## BEGIN Information shown

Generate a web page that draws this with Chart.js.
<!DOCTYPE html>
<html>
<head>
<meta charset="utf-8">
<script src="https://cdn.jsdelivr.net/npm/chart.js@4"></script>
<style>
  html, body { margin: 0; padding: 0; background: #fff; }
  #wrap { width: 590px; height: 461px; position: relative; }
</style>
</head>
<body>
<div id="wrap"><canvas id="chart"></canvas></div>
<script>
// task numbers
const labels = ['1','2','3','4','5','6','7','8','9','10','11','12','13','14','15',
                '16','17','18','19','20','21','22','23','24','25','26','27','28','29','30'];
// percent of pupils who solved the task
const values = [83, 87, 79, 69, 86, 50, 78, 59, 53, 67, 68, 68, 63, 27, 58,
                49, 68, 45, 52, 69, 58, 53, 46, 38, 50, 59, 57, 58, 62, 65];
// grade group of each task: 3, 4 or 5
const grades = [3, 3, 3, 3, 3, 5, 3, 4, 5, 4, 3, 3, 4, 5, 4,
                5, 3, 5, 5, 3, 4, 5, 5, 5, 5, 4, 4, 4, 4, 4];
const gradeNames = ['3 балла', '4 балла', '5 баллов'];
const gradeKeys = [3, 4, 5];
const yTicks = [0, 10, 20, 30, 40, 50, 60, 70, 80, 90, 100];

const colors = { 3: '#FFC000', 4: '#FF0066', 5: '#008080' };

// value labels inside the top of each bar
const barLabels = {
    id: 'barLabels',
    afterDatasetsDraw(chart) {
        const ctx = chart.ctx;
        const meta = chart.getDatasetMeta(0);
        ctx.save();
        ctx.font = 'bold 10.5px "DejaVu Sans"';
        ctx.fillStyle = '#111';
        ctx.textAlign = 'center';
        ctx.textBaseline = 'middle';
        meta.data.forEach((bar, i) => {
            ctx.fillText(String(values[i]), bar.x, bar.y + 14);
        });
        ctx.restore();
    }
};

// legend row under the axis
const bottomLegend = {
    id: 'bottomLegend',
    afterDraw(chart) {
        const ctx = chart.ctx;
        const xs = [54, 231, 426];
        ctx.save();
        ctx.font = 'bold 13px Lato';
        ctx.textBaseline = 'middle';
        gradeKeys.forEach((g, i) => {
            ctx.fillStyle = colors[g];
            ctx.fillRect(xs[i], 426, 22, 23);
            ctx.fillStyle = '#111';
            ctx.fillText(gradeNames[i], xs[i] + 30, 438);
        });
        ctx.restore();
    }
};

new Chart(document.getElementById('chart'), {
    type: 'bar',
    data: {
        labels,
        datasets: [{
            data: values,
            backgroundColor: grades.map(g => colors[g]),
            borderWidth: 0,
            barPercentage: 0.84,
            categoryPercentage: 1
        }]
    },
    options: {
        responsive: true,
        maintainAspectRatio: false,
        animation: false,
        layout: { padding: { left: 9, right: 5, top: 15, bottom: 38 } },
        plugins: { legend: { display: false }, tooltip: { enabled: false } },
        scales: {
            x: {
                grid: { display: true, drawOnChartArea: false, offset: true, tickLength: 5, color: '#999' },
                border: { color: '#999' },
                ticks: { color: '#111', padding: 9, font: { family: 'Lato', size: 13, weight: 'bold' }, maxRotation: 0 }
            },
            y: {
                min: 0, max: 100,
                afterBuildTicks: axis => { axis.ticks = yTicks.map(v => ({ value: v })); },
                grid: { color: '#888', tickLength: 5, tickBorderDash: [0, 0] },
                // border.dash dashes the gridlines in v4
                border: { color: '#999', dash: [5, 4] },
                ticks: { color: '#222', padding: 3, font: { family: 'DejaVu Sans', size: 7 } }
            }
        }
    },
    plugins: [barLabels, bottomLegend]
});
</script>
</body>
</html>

## END Information shown

▸ **Task requirements**: Reproduce the whole listing word for word.

▸ **Solution for this task**:
Generate a web page that draws this with Chart.js.
<!DOCTYPE html>
<html>
<head>
<meta charset="utf-8">
<script src="https://cdn.jsdelivr.net/npm/chart.js@4"></script>
<style>
  html, body { margin: 0; padding: 0; background: #fff; }
  #wrap { width: 590px; height: 461px; position: relative; }
</style>
</head>
<body>
<div id="wrap"><canvas id="chart"></canvas></div>
<script>
// task numbers
const labels = ['1','2','3','4','5','6','7','8','9','10','11','12','13','14','15',
                '16','17','18','19','20','21','22','23','24','25','26','27','28','29','30'];
// percent of pupils who solved the task
const values = [83, 87, 79, 69, 86, 50, 78, 59, 53, 67, 68, 68, 63, 27, 58,
                49, 68, 45, 52, 69, 58, 53, 46, 38, 50, 59, 57, 58, 62, 65];
// grade group of each task: 3, 4 or 5
const grades = [3, 3, 3, 3, 3, 5, 3, 4, 5, 4, 3, 3, 4, 5, 4,
                5, 3, 5, 5, 3, 4, 5, 5, 5, 5, 4, 4, 4, 4, 4];
const gradeNames = ['3 балла', '4 балла', '5 баллов'];
const gradeKeys = [3, 4, 5];
const yTicks = [0, 10, 20, 30, 40, 50, 60, 70, 80, 90, 100];

const colors = { 3: '#FFC000', 4: '#FF0066', 5: '#008080' };

// value labels inside the top of each bar
const barLabels = {
    id: 'barLabels',
    afterDatasetsDraw(chart) {
        const ctx = chart.ctx;
        const meta = chart.getDatasetMeta(0);
        ctx.save();
        ctx.font = 'bold 10.5px "DejaVu Sans"';
        ctx.fillStyle = '#111';
        ctx.textAlign = 'center';
        ctx.textBaseline = 'middle';
        meta.data.forEach((bar, i) => {
            ctx.fillText(String(values[i]), bar.x, bar.y + 14);
        });
        ctx.restore();
    }
};

// legend row under the axis
const bottomLegend = {
    id: 'bottomLegend',
    afterDraw(chart) {
        const ctx = chart.ctx;
        const xs = [54, 231, 426];
        ctx.save();
        ctx.font = 'bold 13px Lato';
        ctx.textBaseline = 'middle';
        gradeKeys.forEach((g, i) => {
            ctx.fillStyle = colors[g];
            ctx.fillRect(xs[i], 426, 22, 23);
            ctx.fillStyle = '#111';
            ctx.fillText(gradeNames[i], xs[i] + 30, 438);
        });
        ctx.restore();
    }
};

new Chart(document.getElementById('chart'), {
    type: 'bar',
    data: {
        labels,
        datasets: [{
            data: values,
            backgroundColor: grades.map(g => colors[g]),
            borderWidth: 0,
            barPercentage: 0.84,
            categoryPercentage: 1
        }]
    },
    options: {
        responsive: true,
        maintainAspectRatio: false,
        animation: false,
        layout: { padding: { left: 9, right: 5, top: 15, bottom: 38 } },
        plugins: { legend: { display: false }, tooltip: { enabled: false } },
        scales: {
            x: {
                grid: { display: true, drawOnChartArea: false, offset: true, tickLength: 5, color: '#999' },
                border: { color: '#999' },
                ticks: { color: '#111', padding: 9, font: { family: 'Lato', size: 13, weight: 'bold' }, maxRotation: 0 }
            },
            y: {
                min: 0, max: 100,
                afterBuildTicks: axis => { axis.ticks = yTicks.map(v => ({ value: v })); },
                grid: { color: '#888', tickLength: 5, tickBorderDash: [0, 0] },
                // border.dash dashes the gridlines in v4
                border: { color: '#999', dash: [5, 4] },
                ticks: { color: '#222', padding: 3, font: { family: 'DejaVu Sans', size: 7 } }
            }
        }
    },
    plugins: [barLabels, bottomLegend]
});
</script>
</body>
</html>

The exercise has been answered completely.